**Dataset extract:**

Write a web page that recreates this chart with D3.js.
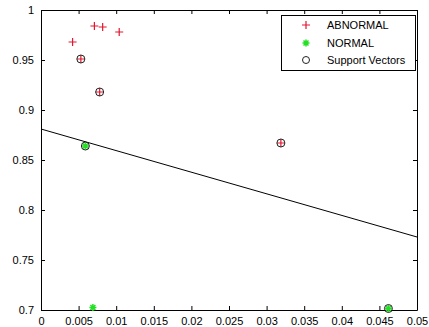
<!DOCTYPE html>
<html>
<head>
<meta charset="utf-8">
<script src="https://cdn.jsdelivr.net/npm/d3@7"></script>
<style>
  body { margin: 0; background: #fff; }
  text { font-family: "Liberation Sans", Arial, sans-serif; font-size: 11px; fill: #000; }
</style>
</head>
<body>
<svg></svg>
<script>
// data
let abnormalX = [0.0042, 0.0071, 0.0082, 0.0104, 0.0053, 0.0078, 0.0319];
let abnormalY = [0.968, 0.984, 0.983, 0.978, 0.951, 0.918, 0.867];
let normalX = [0.0059, 0.0069, 0.0462];
let normalY = [0.864, 0.7025, 0.7015];
let svX = [0.0053, 0.0078, 0.0319, 0.0059, 0.0462];
let svY = [0.951, 0.918, 0.867, 0.864, 0.7015];
let lineX = [0, 0.05];
let lineY = [0.881, 0.773];
let xTicks = [0, 0.005, 0.01, 0.015, 0.02, 0.025, 0.03, 0.035, 0.04, 0.045, 0.05];
let yTicks = [0.7, 0.75, 0.8, 0.85, 0.9, 0.95, 1];
let legendLabels = ["ABNORMAL", "NORMAL", "Support Vectors"];

let width = 429;
let height = 327;
let padLeft = 41, padRight = 417, padTop = 10, padBottom = 310;

let red = "#e3172f";
let green = "#22e022";

let svg = d3.select("svg").attr("width", width).attr("height", height);

let xScale = d3.scaleLinear().domain([0, 0.05]).range([padLeft, padRight]);
let yScale = d3.scaleLinear().domain([0.7, 1]).range([padBottom, padTop]);

// axes (ticks pointing inwards, box on all sides)
let fmt = d => String(+d.toFixed(3));
svg.append("g")
   .attr("transform", "translate(0," + padBottom + ")")
   .call(d3.axisBottom(xScale).tickValues(xTicks).tickSizeInner(-4).tickSizeOuter(0).tickPadding(7).tickFormat(fmt));
svg.append("g")
   .attr("transform", "translate(0," + padTop + ")")
   .call(d3.axisTop(xScale).tickValues(xTicks).tickSizeInner(-4).tickSizeOuter(0).tickFormat(""));
svg.append("g")
   .attr("transform", "translate(" + padLeft + ",0)")
   .call(d3.axisLeft(yScale).tickValues(yTicks).tickSizeInner(-4).tickSizeOuter(0).tickPadding(7).tickFormat(fmt));
svg.append("g")
   .attr("transform", "translate(" + padRight + ",0)")
   .call(d3.axisRight(yScale).tickValues(yTicks).tickSizeInner(-4).tickSizeOuter(0).tickFormat(""));
svg.selectAll(".domain").attr("stroke", "#000");
svg.selectAll(".tick line").attr("stroke", "#000");
svg.selectAll(".tick text").style("font-size", "11px").style("font-family", "Liberation Sans, Arial, sans-serif");

// separating line
let lineData = lineX.map((x, i) => [x, lineY[i]]);
svg.append("path")
   .datum(lineData)
   .attr("fill", "none")
   .attr("stroke", "#000")
   .attr("stroke-width", 1)
   .attr("d", d3.line().x(d => xScale(d[0])).y(d => yScale(d[1])));

// marker helpers
let plusPath = (cx, cy, s) => "M" + (cx - s) + "," + cy + "H" + (cx + s) + "M" + cx + "," + (cy - s) + "V" + (cy + s);
let starPath = (cx, cy, s) => {
  let d = "";
  for (let k = 0; k < 4; k++) {
    let a = k * Math.PI / 4;
    d += "M" + (cx - s * Math.cos(a)) + "," + (cy - s * Math.sin(a)) + "L" + (cx + s * Math.cos(a)) + "," + (cy + s * Math.sin(a));
  }
  return d;
};

let abnormal = abnormalX.map((x, i) => [x, abnormalY[i]]);
let normal = normalX.map((x, i) => [x, normalY[i]]);
let sv = svX.map((x, i) => [x, svY[i]]);

svg.selectAll(".abn")
   .data(abnormal)
   .enter()
   .append("path")
   .attr("class", "abn")
   .attr("stroke", red)
   .attr("stroke-width", 1.2)
   .attr("d", d => plusPath(xScale(d[0]), yScale(d[1]), 4));

svg.selectAll(".nor")
   .data(normal)
   .enter()
   .append("path")
   .attr("class", "nor")
   .attr("stroke", green)
   .attr("stroke-width", 1.5)
   .attr("d", d => starPath(xScale(d[0]), yScale(d[1]), 3.5));

svg.selectAll(".sv")
   .data(sv)
   .enter()
   .append("circle")
   .attr("class", "sv")
   .attr("cx", d => xScale(d[0]))
   .attr("cy", d => yScale(d[1]))
   .attr("r", 4)
   .attr("fill", "none")
   .attr("stroke", "#222")
   .attr("stroke-width", 1);

// legend
let legend = svg.append("g");
legend.append("rect")
   .attr("x", 281.5).attr("y", 15.5)
   .attr("width", 134).attr("height", 55)
   .attr("fill", "#fff").attr("stroke", "#000");
let legY = [25, 43, 60];
legend.append("path").attr("stroke", red).attr("stroke-width", 1.2).attr("d", plusPath(306, legY[0], 4));
legend.append("path").attr("stroke", green).attr("stroke-width", 1.5).attr("d", starPath(306, legY[1], 3.5));
legend.append("circle").attr("cx", 306).attr("cy", legY[2]).attr("r", 3.5).attr("fill", "none").attr("stroke", "#222");
legend.selectAll("text")
   .data(legendLabels)
   .enter()
   .append("text")
   .attr("x", 327)
   .attr("y", (d, i) => legY[i] + 4)
   .text(d => d);
</script>
</body>
</html>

**Work to do:** Using the data above, print every line exactly, omitting pictures.

**Complete output:**
Write a web page that recreates this chart with D3.js.
<!DOCTYPE html>
<html>
<head>
<meta charset="utf-8">
<script src="https://cdn.jsdelivr.net/npm/d3@7"></script>
<style>
  body { margin: 0; background: #fff; }
  text { font-family: "Liberation Sans", Arial, sans-serif; font-size: 11px; fill: #000; }
</style>
</head>
<body>
<svg></svg>
<script>
// data
let abnormalX = [0.0042, 0.0071, 0.0082, 0.0104, 0.0053, 0.0078, 0.0319];
let abnormalY = [0.968, 0.984, 0.983, 0.978, 0.951, 0.918, 0.867];
let normalX = [0.0059, 0.0069, 0.0462];
let normalY = [0.864, 0.7025, 0.7015];
let svX = [0.0053, 0.0078, 0.0319, 0.0059, 0.0462];
let svY = [0.951, 0.918, 0.867, 0.864, 0.7015];
let lineX = [0, 0.05];
let lineY = [0.881, 0.773];
let xTicks = [0, 0.005, 0.01, 0.015, 0.02, 0.025, 0.03, 0.035, 0.04, 0.045, 0.05];
let yTicks = [0.7, 0.75, 0.8, 0.85, 0.9, 0.95, 1];
let legendLabels = ["ABNORMAL", "NORMAL", "Support Vectors"];

let width = 429;
let height = 327;
let padLeft = 41, padRight = 417, padTop = 10, padBottom = 310;

let red = "#e3172f";
let green = "#22e022";

let svg = d3.select("svg").attr("width", width).attr("height", height);

let xScale = d3.scaleLinear().domain([0, 0.05]).range([padLeft, padRight]);
let yScale = d3.scaleLinear().domain([0.7, 1]).range([padBottom, padTop]);

// axes (ticks pointing inwards, box on all sides)
let fmt = d => String(+d.toFixed(3));
svg.append("g")
   .attr("transform", "translate(0," + padBottom + ")")
   .call(d3.axisBottom(xScale).tickValues(xTicks).tickSizeInner(-4).tickSizeOuter(0).tickPadding(7).tickFormat(fmt));
svg.append("g")
   .attr("transform", "translate(0," + padTop + ")")
   .call(d3.axisTop(xScale).tickValues(xTicks).tickSizeInner(-4).tickSizeOuter(0).tickFormat(""));
svg.append("g")
   .attr("transform", "translate(" + padLeft + ",0)")
   .call(d3.axisLeft(yScale).tickValues(yTicks).tickSizeInner(-4).tickSizeOuter(0).tickPadding(7).tickFormat(fmt));
svg.append("g")
   .attr("transform", "translate(" + padRight + ",0)")
   .call(d3.axisRight(yScale).tickValues(yTicks).tickSizeInner(-4).tickSizeOuter(0).tickFormat(""));
svg.selectAll(".domain").attr("stroke", "#000");
svg.selectAll(".tick line").attr("stroke", "#000");
svg.selectAll(".tick text").style("font-size", "11px").style("font-family", "Liberation Sans, Arial, sans-serif");

// separating line
let lineData = lineX.map((x, i) => [x, lineY[i]]);
svg.append("path")
   .datum(lineData)
   .attr("fill", "none")
   .attr("stroke", "#000")
   .attr("stroke-width", 1)
   .attr("d", d3.line().x(d => xScale(d[0])).y(d => yScale(d[1])));

// marker helpers
let plusPath = (cx, cy, s) => "M" + (cx - s) + "," + cy + "H" + (cx + s) + "M" + cx + "," + (cy - s) + "V" + (cy + s);
let starPath = (cx, cy, s) => {
  let d = "";
  for (let k = 0; k < 4; k++) {
    let a = k * Math.PI / 4;
    d += "M" + (cx - s * Math.cos(a)) + "," + (cy - s * Math.sin(a)) + "L" + (cx + s * Math.cos(a)) + "," + (cy + s * Math.sin(a));
  }
  return d;
};

let abnormal = abnormalX.map((x, i) => [x, abnormalY[i]]);
let normal = normalX.map((x, i) => [x, normalY[i]]);
let sv = svX.map((x, i) => [x, svY[i]]);

svg.selectAll(".abn")
   .data(abnormal)
   .enter()
   .append("path")
   .attr("class", "abn")
   .attr("stroke", red)
   .attr("stroke-width", 1.2)
   .attr("d", d => plusPath(xScale(d[0]), yScale(d[1]), 4));

svg.selectAll(".nor")
   .data(normal)
   .enter()
   .append("path")
   .attr("class", "nor")
   .attr("stroke", green)
   .attr("stroke-width", 1.5)
   .attr("d", d => starPath(xScale(d[0]), yScale(d[1]), 3.5));

svg.selectAll(".sv")
   .data(sv)
   .enter()
   .append("circle")
   .attr("class", "sv")
   .attr("cx", d => xScale(d[0]))
   .attr("cy", d => yScale(d[1]))
   .attr("r", 4)
   .attr("fill", "none")
   .attr("stroke", "#222")
   .attr("stroke-width", 1);

// legend
let legend = svg.append("g");
legend.append("rect")
   .attr("x", 281.5).attr("y", 15.5)
   .attr("width", 134).attr("height", 55)
   .attr("fill", "#fff").attr("stroke", "#000");
let legY = [25, 43, 60];
legend.append("path").attr("stroke", red).attr("stroke-width", 1.2).attr("d", plusPath(306, legY[0], 4));
legend.append("path").attr("stroke", green).attr("stroke-width", 1.5).attr("d", starPath(306, legY[1], 3.5));
legend.append("circle").attr("cx", 306).attr("cy", legY[2]).attr("r", 3.5).attr("fill", "none").attr("stroke", "#222");
legend.selectAll("text")
   .data(legendLabels)
   .enter()
   .append("text")
   .attr("x", 327)
   .attr("y", (d, i) => legY[i] + 4)
   .text(d => d);
</script>
</body>
</html>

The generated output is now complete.